▶ EXERCISE PROMPT
Write out the full listing exactly as given, minus the images.

▶ DATA SHOWN

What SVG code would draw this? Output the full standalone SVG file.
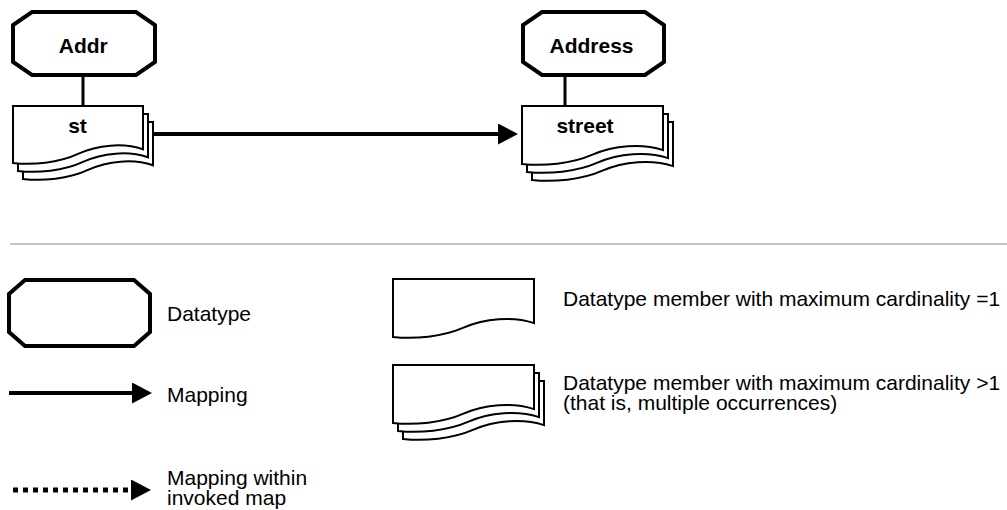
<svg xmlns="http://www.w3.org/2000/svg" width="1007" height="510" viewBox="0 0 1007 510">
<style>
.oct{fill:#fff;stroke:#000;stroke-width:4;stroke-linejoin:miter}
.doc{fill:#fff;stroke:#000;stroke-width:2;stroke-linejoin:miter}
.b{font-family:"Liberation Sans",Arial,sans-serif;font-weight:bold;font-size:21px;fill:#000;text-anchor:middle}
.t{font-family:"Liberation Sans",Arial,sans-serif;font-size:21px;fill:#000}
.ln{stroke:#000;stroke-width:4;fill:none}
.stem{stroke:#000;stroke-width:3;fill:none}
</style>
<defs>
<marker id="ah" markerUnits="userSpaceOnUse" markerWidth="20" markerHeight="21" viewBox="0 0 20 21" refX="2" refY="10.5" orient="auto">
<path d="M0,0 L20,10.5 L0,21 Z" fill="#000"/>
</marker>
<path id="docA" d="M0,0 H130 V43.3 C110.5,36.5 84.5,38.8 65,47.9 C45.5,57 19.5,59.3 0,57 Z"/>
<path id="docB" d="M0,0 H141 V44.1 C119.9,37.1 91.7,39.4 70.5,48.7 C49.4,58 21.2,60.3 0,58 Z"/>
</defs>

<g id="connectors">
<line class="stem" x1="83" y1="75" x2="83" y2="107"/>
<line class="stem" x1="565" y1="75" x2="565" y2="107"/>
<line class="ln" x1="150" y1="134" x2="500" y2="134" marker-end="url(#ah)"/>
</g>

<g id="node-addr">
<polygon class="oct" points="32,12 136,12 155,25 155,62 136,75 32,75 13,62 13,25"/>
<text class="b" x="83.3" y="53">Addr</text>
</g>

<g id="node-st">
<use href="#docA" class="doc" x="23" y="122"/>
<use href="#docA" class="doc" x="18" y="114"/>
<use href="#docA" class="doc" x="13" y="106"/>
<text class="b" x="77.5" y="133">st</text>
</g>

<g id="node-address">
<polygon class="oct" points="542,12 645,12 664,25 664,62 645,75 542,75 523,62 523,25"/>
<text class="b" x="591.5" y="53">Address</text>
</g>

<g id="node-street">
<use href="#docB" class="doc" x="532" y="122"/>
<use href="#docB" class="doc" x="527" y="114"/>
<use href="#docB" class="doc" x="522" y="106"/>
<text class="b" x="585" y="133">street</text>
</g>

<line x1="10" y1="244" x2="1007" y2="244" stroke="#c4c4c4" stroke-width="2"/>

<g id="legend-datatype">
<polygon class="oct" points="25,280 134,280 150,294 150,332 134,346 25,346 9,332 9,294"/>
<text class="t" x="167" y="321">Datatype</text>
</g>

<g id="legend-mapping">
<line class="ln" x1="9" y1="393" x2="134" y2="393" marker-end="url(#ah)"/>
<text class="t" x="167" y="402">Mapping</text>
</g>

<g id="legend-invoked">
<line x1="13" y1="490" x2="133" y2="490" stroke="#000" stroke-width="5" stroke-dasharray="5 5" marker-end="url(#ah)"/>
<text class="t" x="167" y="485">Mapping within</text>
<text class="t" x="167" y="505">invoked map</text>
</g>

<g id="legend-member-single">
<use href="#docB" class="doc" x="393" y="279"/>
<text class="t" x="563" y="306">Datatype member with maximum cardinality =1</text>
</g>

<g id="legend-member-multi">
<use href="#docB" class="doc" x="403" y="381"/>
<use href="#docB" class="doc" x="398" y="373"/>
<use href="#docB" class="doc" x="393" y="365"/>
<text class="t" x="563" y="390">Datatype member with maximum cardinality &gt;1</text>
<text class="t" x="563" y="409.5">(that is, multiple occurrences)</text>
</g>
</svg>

▶ TASK OUTPUT
What SVG code would draw this? Output the full standalone SVG file.
<svg xmlns="http://www.w3.org/2000/svg" width="1007" height="510" viewBox="0 0 1007 510">
<style>
.oct{fill:#fff;stroke:#000;stroke-width:4;stroke-linejoin:miter}
.doc{fill:#fff;stroke:#000;stroke-width:2;stroke-linejoin:miter}
.b{font-family:"Liberation Sans",Arial,sans-serif;font-weight:bold;font-size:21px;fill:#000;text-anchor:middle}
.t{font-family:"Liberation Sans",Arial,sans-serif;font-size:21px;fill:#000}
.ln{stroke:#000;stroke-width:4;fill:none}
.stem{stroke:#000;stroke-width:3;fill:none}
</style>
<defs>
<marker id="ah" markerUnits="userSpaceOnUse" markerWidth="20" markerHeight="21" viewBox="0 0 20 21" refX="2" refY="10.5" orient="auto">
<path d="M0,0 L20,10.5 L0,21 Z" fill="#000"/>
</marker>
<path id="docA" d="M0,0 H130 V43.3 C110.5,36.5 84.5,38.8 65,47.9 C45.5,57 19.5,59.3 0,57 Z"/>
<path id="docB" d="M0,0 H141 V44.1 C119.9,37.1 91.7,39.4 70.5,48.7 C49.4,58 21.2,60.3 0,58 Z"/>
</defs>

<g id="connectors">
<line class="stem" x1="83" y1="75" x2="83" y2="107"/>
<line class="stem" x1="565" y1="75" x2="565" y2="107"/>
<line class="ln" x1="150" y1="134" x2="500" y2="134" marker-end="url(#ah)"/>
</g>

<g id="node-addr">
<polygon class="oct" points="32,12 136,12 155,25 155,62 136,75 32,75 13,62 13,25"/>
<text class="b" x="83.3" y="53">Addr</text>
</g>

<g id="node-st">
<use href="#docA" class="doc" x="23" y="122"/>
<use href="#docA" class="doc" x="18" y="114"/>
<use href="#docA" class="doc" x="13" y="106"/>
<text class="b" x="77.5" y="133">st</text>
</g>

<g id="node-address">
<polygon class="oct" points="542,12 645,12 664,25 664,62 645,75 542,75 523,62 523,25"/>
<text class="b" x="591.5" y="53">Address</text>
</g>

<g id="node-street">
<use href="#docB" class="doc" x="532" y="122"/>
<use href="#docB" class="doc" x="527" y="114"/>
<use href="#docB" class="doc" x="522" y="106"/>
<text class="b" x="585" y="133">street</text>
</g>

<line x1="10" y1="244" x2="1007" y2="244" stroke="#c4c4c4" stroke-width="2"/>

<g id="legend-datatype">
<polygon class="oct" points="25,280 134,280 150,294 150,332 134,346 25,346 9,332 9,294"/>
<text class="t" x="167" y="321">Datatype</text>
</g>

<g id="legend-mapping">
<line class="ln" x1="9" y1="393" x2="134" y2="393" marker-end="url(#ah)"/>
<text class="t" x="167" y="402">Mapping</text>
</g>

<g id="legend-invoked">
<line x1="13" y1="490" x2="133" y2="490" stroke="#000" stroke-width="5" stroke-dasharray="5 5" marker-end="url(#ah)"/>
<text class="t" x="167" y="485">Mapping within</text>
<text class="t" x="167" y="505">invoked map</text>
</g>

<g id="legend-member-single">
<use href="#docB" class="doc" x="393" y="279"/>
<text class="t" x="563" y="306">Datatype member with maximum cardinality =1</text>
</g>

<g id="legend-member-multi">
<use href="#docB" class="doc" x="403" y="381"/>
<use href="#docB" class="doc" x="398" y="373"/>
<use href="#docB" class="doc" x="393" y="365"/>
<text class="t" x="563" y="390">Datatype member with maximum cardinality &gt;1</text>
<text class="t" x="563" y="409.5">(that is, multiple occurrences)</text>
</g>
</svg>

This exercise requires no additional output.